With state revenue collections seeing their steepest plunge in a generation, Oklahoma is enduring a tough year of state budget cuts that are already having a harmful effect on families, communities and the economy. However, while the severity of this year’s cuts has been mitigated, the outlook for next year’s budget is substantially worse. In the absence of new revenue, we should expect additional budget cuts of 10 to 12 percent across the full range of state agencies beyond those cuts already enacted this year. While we know far too little about how deeper cuts will be absorbed by state agencies and school districts, we are certain that if the budget were to be balanced exclusively by cuts, the impact will be devastating to our schools, safety net programs, infrastructure, and public safety.
In this context, there is an urgent need for a balanced approach to the state’s budget shortfall that includes identifying possible sources of additional one-time or ongoing revenue. Governor Henry, in his FY ’11 Executive Budget, proposed over $700 million in revenue enhancing measures, along with additional cuts across all of state government, savings from efficiencies and consolidation, and the use of remaining stimulus and reserve fund balances. Not all of the Governor’s ideas are likely to gain traction, but they provide a good starting point for an urgently-needed discussion. In this and subsequent blog posts, OK Policy will explore some of the most promising policy ideas for generating additional revenue that would go at least part of the way to closing the budget deficit.
One straightforward revenue-generating idea involves limiting the discount that the state pays retailers for collecting the state sales tax. Currently Oklahoma is among 26 states that provides vendors some form of compensation, or discount, for collecting and remitting sales tax. As the policy organization Good Jobs First has noted:
When stores were small and records were mostly kept by hand, a plausible case could be made that retailers deserved some financial assistance from states to offset the costs associated with sales tax collection and remittance. But even then, policymakers in many states never accepted the argument.
Of the 45 states with a sales tax, 19 do not provide a vendor discount, while 26, including Oklahoma, do. Oklahoma provides retailers 2.25 percent of sales tax collections if they file electronically, or 1.25 percent otherwise, up to an monthly maximum discount of $3,300 per sales tax permit-holder. Among the 13 states that cap the total discount, Oklahoma’s cap is the second highest. Arkansas, by comparison, allows a discount rate of 2.0 percent, with a cap of $833 per month. The Oklahoma Tax Commission calculates the cost of the vendor discount at $25.9 million for CY 2008, more than three-quarters of which went to the 4 percent of Oklahoma businesses that collected over $100,000 in sales tax.
Even though businesses receive no payment for assisting in the collection of other taxes, such as income tax withholding, a good case can be made for not doing away with the vendor discount entirely, especially since the Streamlined Sales and Use Tax Agreement, of which Oklahoma is a part, requires states to provide “reasonable compensation” to all retailers. At the same time, the improved ease and lower cost of sales tax collection as a result of technological advances argues for lowering the amount of the vendor discount.

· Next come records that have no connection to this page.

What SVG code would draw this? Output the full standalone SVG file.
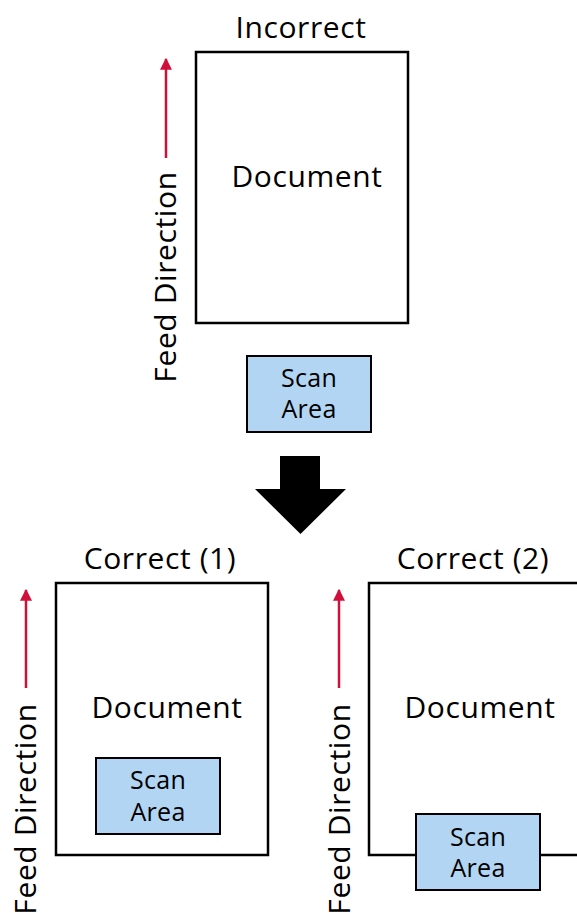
<svg xmlns="http://www.w3.org/2000/svg" width="577" height="913" viewBox="0 0 577 913">
<defs>
<style>
.t{font-family:"Open Sans","Noto Sans","Liberation Sans",sans-serif;fill:#000;text-anchor:middle}
.big{font-size:30px;letter-spacing:0.6px}
.sm{font-size:25px;letter-spacing:0.3px}
.doc{fill:#fff;stroke:#000;stroke-width:2.5}
.scan{fill:#b1d5f2;stroke:#000;stroke-width:2}
.feed{stroke:#d0103a;stroke-width:2.5;fill:none}
</style>
<marker id="ah" viewBox="0 0 10 10" refX="9" refY="5" markerWidth="12" markerHeight="14" markerUnits="userSpaceOnUse" orient="auto">
<path d="M0,0 L10,5 L0,10 Z" fill="#d0103a"/>
</marker>
</defs>
<rect width="577" height="913" fill="#fff"/>

<g id="incorrect">
<text class="t big" x="301" y="38">Incorrect</text>
<rect class="doc" x="196" y="52" width="212" height="271"/>
<text class="t big" x="307" y="187">Document</text>
</g>
<g id="scan-top">
<rect class="scan" x="247" y="356" width="124" height="76"/>
<text class="t sm" x="309" y="387">Scan</text>
<text class="t sm" x="309" y="418">Area</text>
</g>
<g id="feed-top">
<text class="t big" transform="translate(176,277) rotate(-90)">Feed Direction</text>
</g>

<g id="big-arrow">
<path d="M280,456 H320 V489 H346 L300.5,534 L255,489 H280 Z" fill="#000"/>
</g>

<g id="correct1">
<text class="t big" x="160" y="569">Correct (1)</text>
<rect class="doc" x="56" y="583" width="212" height="272"/>
<text class="t big" x="167" y="718">Document</text>
</g>
<g id="scan-c1">
<rect class="scan" x="96" y="758" width="124" height="76"/>
<text class="t sm" x="158" y="789">Scan</text>
<text class="t sm" x="158" y="821">Area</text>
</g>
<g id="feed-c1">
<text class="t big" transform="translate(36,809) rotate(-90)">Feed Direction</text>
</g>

<g id="correct2">
<text class="t big" x="473" y="569">Correct (2)</text>
<path class="doc" d="M580,583 H369 V855 H580"/>
<text class="t big" x="480" y="718">Document</text>
</g>
<g id="scan-c2">
<rect class="scan" x="416" y="814" width="124" height="76"/>
<text class="t sm" x="478" y="846">Scan</text>
<text class="t sm" x="478" y="877">Area</text>
</g>
<g id="feed-c2">
<text class="t big" transform="translate(350,809) rotate(-90)">Feed Direction</text>
</g>

<g id="connectors">
<line class="feed" x1="166" y1="158" x2="166" y2="59" marker-end="url(#ah)"/>
<line class="feed" x1="26" y1="688" x2="26" y2="590" marker-end="url(#ah)"/>
<line class="feed" x1="339" y1="688" x2="339" y2="590" marker-end="url(#ah)"/>
</g>
</svg>
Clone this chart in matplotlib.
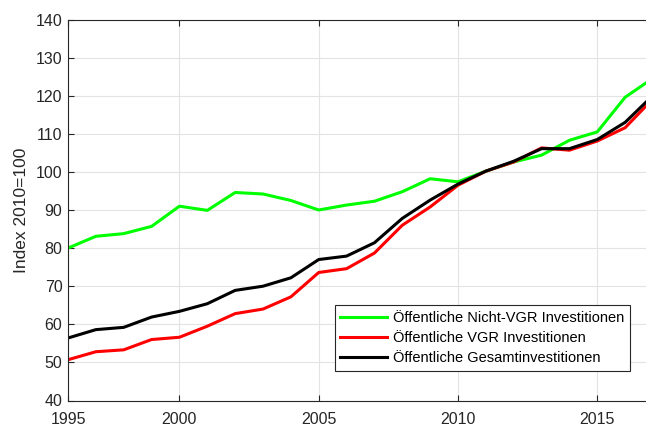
import numpy as np
import matplotlib.pyplot as plt

plt.rcParams['font.family'] = ['Liberation Sans', 'DejaVu Sans']

years = np.arange(1996, 2018)
nicht_vgr = [80.0, 83.1, 83.8, 85.7, 91.0, 89.9, 94.6, 94.2, 92.5, 90.0, 91.3,
             92.3, 94.8, 98.2, 97.4, 100.2, 102.6, 104.4, 108.3, 110.5, 119.6, 124.6]
vgr = [50.7, 52.8, 53.3, 56.0, 56.6, 59.5, 62.8, 64.0, 67.2, 73.6, 74.6,
       78.7, 86.0, 90.8, 96.5, 100.2, 102.6, 106.3, 105.7, 108.1, 111.6, 119.2]
gesamt = [56.4, 58.6, 59.2, 61.9, 63.4, 65.4, 68.9, 70.0, 72.2, 77.0, 77.9,
          81.4, 87.8, 92.6, 96.8, 100.2, 102.8, 106.1, 106.1, 108.5, 113.0, 120.1]

xtick_pos = [1996, 2000, 2005, 2010, 2015]
xtick_labels = ['1995', '2000', '2005', '2010', '2015']

fig = plt.figure(figsize=(6.46, 4.29), dpi=100)
ax = fig.add_axes([68 / 646, 28.5 / 429, 585 / 646, 381 / 429])

ax.plot(years, nicht_vgr, color=(0, 1, 0), lw=2.2, label='Öffentliche Nicht-VGR Investitionen')
ax.plot(years, vgr, color=(1, 0, 0), lw=2.2, label='Öffentliche VGR Investitionen')
ax.plot(years, gesamt, color='k', lw=2.2, label='Öffentliche Gesamtinvestitionen')

ax.set_xlim(1996, 2017)
ax.set_ylim(40, 140)
ax.set_xticks(xtick_pos)
ax.set_xticklabels(xtick_labels)
ax.set_yticks(np.arange(40, 141, 10))
ax.tick_params(direction='in', top=True, right=True, labelsize=11.5,
               length=4, width=0.8, colors='#262626')
ax.tick_params(axis='x', pad=8)
ax.tick_params(axis='y', pad=4)
ax.grid(True, color='#e3e3e3', lw=0.8)
ax.set_axisbelow(True)
for s in ax.spines.values():
    s.set_color('#262626')
    s.set_linewidth(0.8)

ax.set_ylabel('Index 2010=100', fontsize=12.5, color='#262626', labelpad=5)

leg = ax.legend(loc='lower right', bbox_to_anchor=(630 / 646, 58 / 429),
                bbox_transform=fig.transFigure, fontsize=10.5, fancybox=False,
                framealpha=1, edgecolor='#262626', handlelength=3.2,
                borderpad=0.4, labelspacing=0.42, handletextpad=0.4, borderaxespad=0)
leg.get_frame().set_linewidth(0.8)

fig.savefig('out.png', dpi=100)
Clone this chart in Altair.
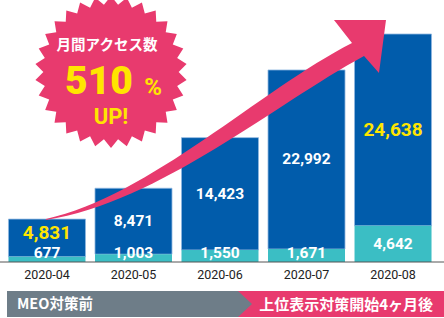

One proposal, advanced by UCO Economics Professor Mickey Hepner, would be to maintain the current vendor discount rate but substantially lower the annual cap. Governor Henry in his budget proposes lowering the vendor discount rate to 1 percent for all vendors, while lowering the monthly cap only slightly, to $2,250. The Governor’s budget estimates savings of $10 million from this change. An alternate approach, used in several states, is to provide a higher discount rate up to a certain threshold and a lower rate above that up to the total cap. Such an approach would provide greater benefits to small businesses, while larger retail changes, as Hepner argues, “would barely register the change.”
Reducing the vendor discount would go only a short part of the distance in bridging the budget gap, but it is sensible policy that would align our tax system with modern technological realities. It should be considered and enacted by this year’s Legislature.